Natürlich ist das auch gefährlich. Die Linken hätten gerne, dass sie die einzigen sind, die riesige Menschenmengen mobilisieren können, weil sie sich ja um die Massen kümmern. Aber soziale Bewegungen sind eine Art Waffe, die von allen möglichen politischen Ideologien genutzt werden kann. Die Aufgabe der Linken ist es also, die Besten in der Nutzung dieser Waffe zu sein.
Bei den Protesten gegen die Eröffnung der Europäischen Zentralbank in Frankfurt 2015 oder gegen den G20-Gipfel 2017 in Hamburg gab es massive Ausschreitungen. Wie, denken Sie, wird aus einem ursprünglich friedlichen Protest ein gewalttätiger Aufstand?

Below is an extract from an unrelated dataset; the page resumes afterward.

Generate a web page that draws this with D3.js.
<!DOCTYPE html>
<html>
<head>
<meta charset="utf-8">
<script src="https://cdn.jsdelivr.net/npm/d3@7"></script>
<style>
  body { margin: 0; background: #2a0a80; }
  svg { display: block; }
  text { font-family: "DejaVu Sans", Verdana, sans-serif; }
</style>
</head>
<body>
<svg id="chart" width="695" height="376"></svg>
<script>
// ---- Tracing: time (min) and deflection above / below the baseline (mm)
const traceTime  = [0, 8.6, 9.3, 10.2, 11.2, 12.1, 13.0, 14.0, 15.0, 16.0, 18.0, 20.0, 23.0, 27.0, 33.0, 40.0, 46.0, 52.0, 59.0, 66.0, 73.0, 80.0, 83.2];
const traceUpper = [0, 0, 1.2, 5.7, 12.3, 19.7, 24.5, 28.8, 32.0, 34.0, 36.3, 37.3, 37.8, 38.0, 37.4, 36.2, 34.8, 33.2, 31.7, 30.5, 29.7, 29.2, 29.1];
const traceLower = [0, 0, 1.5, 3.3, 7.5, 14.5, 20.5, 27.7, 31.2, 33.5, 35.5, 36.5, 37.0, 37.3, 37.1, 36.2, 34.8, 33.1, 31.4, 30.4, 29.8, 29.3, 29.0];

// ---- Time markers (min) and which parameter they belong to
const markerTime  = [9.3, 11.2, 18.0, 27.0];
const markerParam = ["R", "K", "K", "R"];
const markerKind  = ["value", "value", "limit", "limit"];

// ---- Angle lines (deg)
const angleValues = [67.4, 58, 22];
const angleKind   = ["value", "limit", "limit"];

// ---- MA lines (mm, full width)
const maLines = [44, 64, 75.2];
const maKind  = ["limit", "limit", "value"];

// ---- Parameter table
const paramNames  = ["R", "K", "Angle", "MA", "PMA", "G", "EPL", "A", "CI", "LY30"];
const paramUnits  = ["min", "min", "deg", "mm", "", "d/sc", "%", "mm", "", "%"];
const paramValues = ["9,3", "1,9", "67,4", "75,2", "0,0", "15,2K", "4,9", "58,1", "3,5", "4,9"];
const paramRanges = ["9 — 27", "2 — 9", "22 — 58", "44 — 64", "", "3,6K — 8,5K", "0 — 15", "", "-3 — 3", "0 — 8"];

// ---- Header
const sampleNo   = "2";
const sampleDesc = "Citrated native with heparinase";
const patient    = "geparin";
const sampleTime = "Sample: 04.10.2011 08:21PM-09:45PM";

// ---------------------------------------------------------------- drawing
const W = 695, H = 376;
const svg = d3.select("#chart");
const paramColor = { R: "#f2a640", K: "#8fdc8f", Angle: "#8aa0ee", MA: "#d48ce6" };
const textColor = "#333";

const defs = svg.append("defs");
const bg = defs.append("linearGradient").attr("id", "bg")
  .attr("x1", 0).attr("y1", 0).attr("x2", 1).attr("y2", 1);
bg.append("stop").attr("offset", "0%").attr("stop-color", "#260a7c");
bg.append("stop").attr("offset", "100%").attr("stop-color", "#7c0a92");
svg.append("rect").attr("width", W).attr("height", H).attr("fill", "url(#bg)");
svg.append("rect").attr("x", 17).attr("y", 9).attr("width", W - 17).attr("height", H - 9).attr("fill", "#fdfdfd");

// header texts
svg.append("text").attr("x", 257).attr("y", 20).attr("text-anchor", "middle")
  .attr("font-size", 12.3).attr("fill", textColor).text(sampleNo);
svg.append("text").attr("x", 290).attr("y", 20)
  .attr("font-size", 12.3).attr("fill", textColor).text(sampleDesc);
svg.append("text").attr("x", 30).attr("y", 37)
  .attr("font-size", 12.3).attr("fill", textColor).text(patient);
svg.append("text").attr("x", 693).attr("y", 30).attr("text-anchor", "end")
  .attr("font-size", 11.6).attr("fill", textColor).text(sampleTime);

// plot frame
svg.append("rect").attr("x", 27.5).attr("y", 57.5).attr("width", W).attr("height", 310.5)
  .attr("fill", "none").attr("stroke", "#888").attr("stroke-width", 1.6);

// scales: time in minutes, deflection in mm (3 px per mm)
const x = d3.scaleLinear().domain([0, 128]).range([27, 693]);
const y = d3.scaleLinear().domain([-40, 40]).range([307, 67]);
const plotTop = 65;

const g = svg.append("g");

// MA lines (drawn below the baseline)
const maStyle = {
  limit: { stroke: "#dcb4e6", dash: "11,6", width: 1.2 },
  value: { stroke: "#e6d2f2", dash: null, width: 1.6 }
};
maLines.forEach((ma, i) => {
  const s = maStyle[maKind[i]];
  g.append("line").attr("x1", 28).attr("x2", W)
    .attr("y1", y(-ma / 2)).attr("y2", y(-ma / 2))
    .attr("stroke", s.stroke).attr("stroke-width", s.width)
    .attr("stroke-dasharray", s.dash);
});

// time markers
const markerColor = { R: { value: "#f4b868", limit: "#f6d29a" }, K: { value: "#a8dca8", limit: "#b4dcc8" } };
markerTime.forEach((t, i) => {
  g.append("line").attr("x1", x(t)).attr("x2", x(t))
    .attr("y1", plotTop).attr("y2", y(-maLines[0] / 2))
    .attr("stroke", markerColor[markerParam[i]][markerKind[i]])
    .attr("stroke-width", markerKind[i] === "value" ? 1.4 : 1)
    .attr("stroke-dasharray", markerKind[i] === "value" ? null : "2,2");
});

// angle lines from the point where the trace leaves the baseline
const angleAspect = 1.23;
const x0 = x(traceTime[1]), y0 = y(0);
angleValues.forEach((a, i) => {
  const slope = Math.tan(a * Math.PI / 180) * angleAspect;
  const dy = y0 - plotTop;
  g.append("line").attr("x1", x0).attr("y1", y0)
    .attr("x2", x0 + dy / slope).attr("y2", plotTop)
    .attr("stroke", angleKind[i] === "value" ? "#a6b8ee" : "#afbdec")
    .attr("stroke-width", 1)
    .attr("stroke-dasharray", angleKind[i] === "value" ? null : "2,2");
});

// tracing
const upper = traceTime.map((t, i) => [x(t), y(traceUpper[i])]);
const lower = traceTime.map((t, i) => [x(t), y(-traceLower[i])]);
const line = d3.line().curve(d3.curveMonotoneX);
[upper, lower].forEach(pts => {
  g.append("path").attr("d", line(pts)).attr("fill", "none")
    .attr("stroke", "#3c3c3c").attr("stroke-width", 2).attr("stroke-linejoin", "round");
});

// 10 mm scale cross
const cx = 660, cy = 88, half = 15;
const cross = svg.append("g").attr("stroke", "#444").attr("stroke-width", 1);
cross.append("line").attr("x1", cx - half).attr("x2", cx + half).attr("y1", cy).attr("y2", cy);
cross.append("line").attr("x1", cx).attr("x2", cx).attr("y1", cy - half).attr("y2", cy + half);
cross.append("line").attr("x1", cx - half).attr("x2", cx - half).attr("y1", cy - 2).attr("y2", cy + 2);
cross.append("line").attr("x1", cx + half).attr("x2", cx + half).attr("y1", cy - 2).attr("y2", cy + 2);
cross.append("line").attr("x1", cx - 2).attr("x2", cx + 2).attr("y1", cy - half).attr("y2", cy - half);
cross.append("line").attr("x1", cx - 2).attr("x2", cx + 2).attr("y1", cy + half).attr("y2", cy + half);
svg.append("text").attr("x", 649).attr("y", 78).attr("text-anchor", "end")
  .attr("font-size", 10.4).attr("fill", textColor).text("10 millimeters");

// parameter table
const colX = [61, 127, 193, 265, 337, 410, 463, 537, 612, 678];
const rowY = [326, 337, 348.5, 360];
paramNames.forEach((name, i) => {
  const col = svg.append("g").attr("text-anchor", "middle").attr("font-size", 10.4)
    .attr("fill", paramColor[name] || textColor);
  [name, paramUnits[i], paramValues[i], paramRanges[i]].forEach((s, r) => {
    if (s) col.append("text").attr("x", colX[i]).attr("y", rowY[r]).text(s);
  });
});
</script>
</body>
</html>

Manche haben die Vorstellung, dass während revolutionärer Momente die Fenster von Banken eingeschlagen werden und es demnach einen revolutionären Moment geben wird, wenn ich das Fenster einer Bank einschlage. Es gibt dieses verdrehte Denken. Die Menschen wollen so verzweifelt eine Revolution gegen die Banken, dass sie meinen, sie könnten sie durch aufrührerisches Benehmen erzwingen.

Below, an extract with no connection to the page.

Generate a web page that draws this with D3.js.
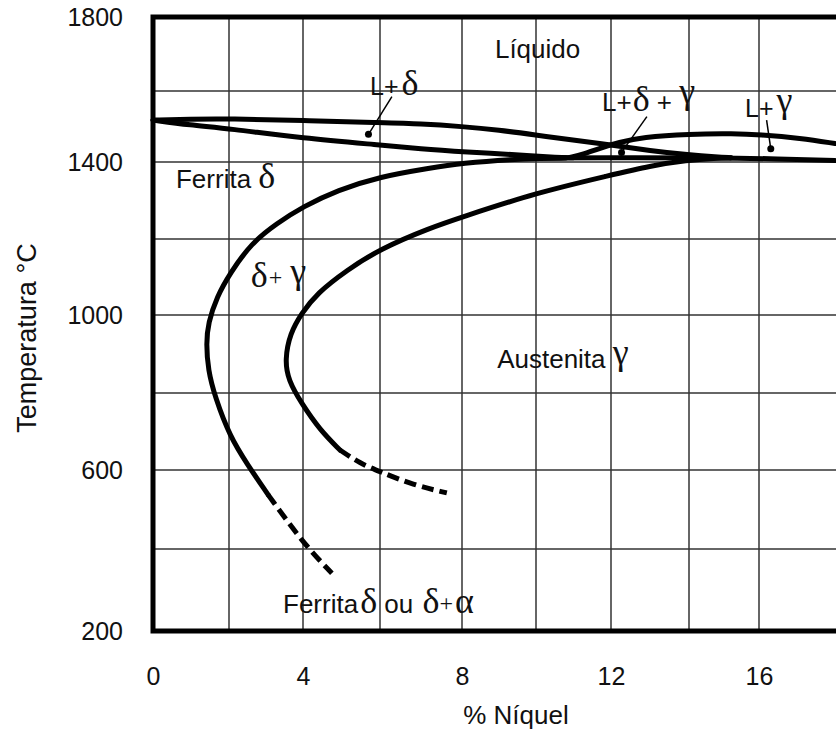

Was können Menschen tun, die die Gesellschaft verändern wollen, selbst aber keine Aktivisten sind?
Alle sozialen Bewegungen, die in jüngster Zeit groß wurden – Black Lives Matter, Occupy –, entstanden dadurch, dass jemand etwas auf Facebook gepostet hat. Es kann so einfach sein: »Ich rufe alle zu einem Protest an dem und dem Tag gegen das und das auf.« Vielleicht protestieren tatsächlich ein paar Leute an diesem Tag mit. Vielleicht nicht. Dann probiert man etwas anderes. Es geht darum, eine Initialzündung zu setzen.
Und wie soll man die Geduld dafür aufbringen, wenn es beim ersten, zweiten und auch beim dritten Mal nicht funktioniert?
Revolutionen tauchen nicht auf wie ein Hurrikan, über den Meteorologen sagen können: »Er formiert sich im Pazifischen Ozean und wird in fünf Tagen die Ostküste treffen.« Zwei Tage bevor der Arabische Frühling begann, hätte niemand gedacht, dass so etwas möglich wäre. Zwei Tage bevor die Russische Revolution begann, hätte niemand gedacht, dass es sie geben könnte. Wer etwas verändern will, muss sich sagen: »Okay, es scheint jetzt gerade unwahrscheinlich, aber es kann jederzeit passieren, also lohnt es sich, es weiter voranzutreiben.«
Aber wenn Revolutionen doch sowieso passieren, warum sollte jemand dann Arbeit in Proteste stecken?
Ein Sozialwissenschaftler hat mal gesagt: Wenn während eines Protestes eine Art von welthistorischer Krise aufkommt und der Protest weitergeht, dann hat er eine vierprozentige Chance, erfolgreich zu sein. Es kann sich also lohnen, auch während der Zeit des Stillstands aktiv sein. Zum Beispiel hätte eine soziale Frauenbewegung, eine politische Frauenpartei, meiner Meinung nach gewaltiges Potenzial. #Metoo und die Debatte um sexuelle Belästigung sind wichtig, aber noch tiefer würde eine Frauenbewegung gehen, die sagt: »Wir wollen 50 Prozent der politischen Macht, 50 Prozent aller politischen Ämter in jedem Land, von der lokalen bis zur höchsten Ebene.« Ich kann mir gut vorstellen, wie das durchstartet. Ein anderes, lohnendes Thema ist die Frage des sozialen Wohnungsbaus. Auf der ganzen Welt haben Regierungen zu Beginn des 20. Jahrhunderts bezahlbaren Wohnraum für arme Menschen geschaffen. Nun wird ein großer Aufwand betrieben, diesen wieder loszuwerden. Ich kann mir also eine Bewegung vorstellen, die in Gebieten sozialen Wohnraums entsteht und sich dann sehr schnell in Armenvierteln rund um die Welt verbreitet, eine Bewegung, die die Unbezahlbarkeit des Lebens hervorhebt – etwas, das sehr viele Menschen betrifft.